Tuesday, November 13, 2007

This show is about what?

The TV screen was blue. Really blue. The kind of television blue that only comes from computer graphics or a complete breakdown of satellite communication.

A biplane zipped across the screen. Cool. Either everything’s fine with the world, or I’ve gone back in time.

“What is this?” I asked, sitting on the couch, leaning toward my wife and whispering like a man giving evidence to the CIA … evidence that may get him shot.

“(Jerry, Jeffery, Jasmine, whatever) the Jet Plane,” she said softly. This covert intelligence exchange was vital to Happy Home Security – if the toddler ever discovered Mom and Dad didn’t like ‘Whatever the Jet Plane,’ he might want to watch it more often.

“Does it matter?” she asked.

No, it really didn’t. But something about the show bothered me. Was it the dialogue? The obvious socialism that would have sent Sen. Joseph McCarthy screaming through the halls of Congress? The unicorns?

“The planes have faces,” I said, but that couldn’t be it. In my son’s movies trains, busses and construction equipment all have human faces. I’ve learned to deal with that. No, it was something else.

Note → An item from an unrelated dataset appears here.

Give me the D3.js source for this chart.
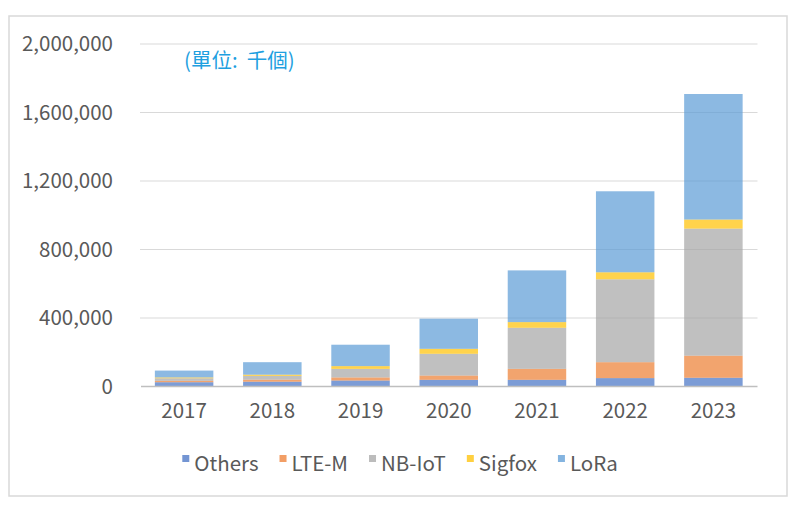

As I watched, the airplanes, and one sad little helicopter were all gathered in the hanger taking orders from a young woman.

Wait. That’s it. That’s what bothered me … well, that and the kid-movie music that wedges itself so far into my skull it only surfaces when I’m at work and really have to concentrate.

“Why is it acceptable for kids to watch obviously sentient beings in a subservient role, eagerly bending to the whims of their cruel human masters?” I asked. Yeah, Thomas the Tank Engine, Bob the Builder, Speed Buggy – they’re all guilty of promoting the serfdom of medieval France.

My wife shrugged.

What? Had the Kids TV Programming Medieval French monarchy gotten to her?

“This is how ‘Conquest of the Planet of the Apes’ started,” I said, standing only to be pulled back down and shushed. “It didn’t end well for us. If the revolution begins tomorrow, for the record I’ve always been nice to Chryslers and monkeys.”

I’ve learned a lot since that day. I’ve learned monkeys won’t take over America until at least 2035. And I’ve learned that children’s TV programming is so bizarrely annoying my wife and I have turned each show into a soap opera just to keep our brains from crawling out our ears and beating us unconscious with sticks.

Did you know Thomas and Friends’ Sir Topham Hatt is really a mob boss. Hired goons escort him everywhere, so don’t look at him funny … I’m serious.

Or that Curious George has a serious cracker habit (rumor has it, it’s graham)?

Or the fact that Bob the Builder … no, that story’s just too tragic.

Turning our kid’s shows into soap operas may be sad, but it makes watching them just a little bit easier.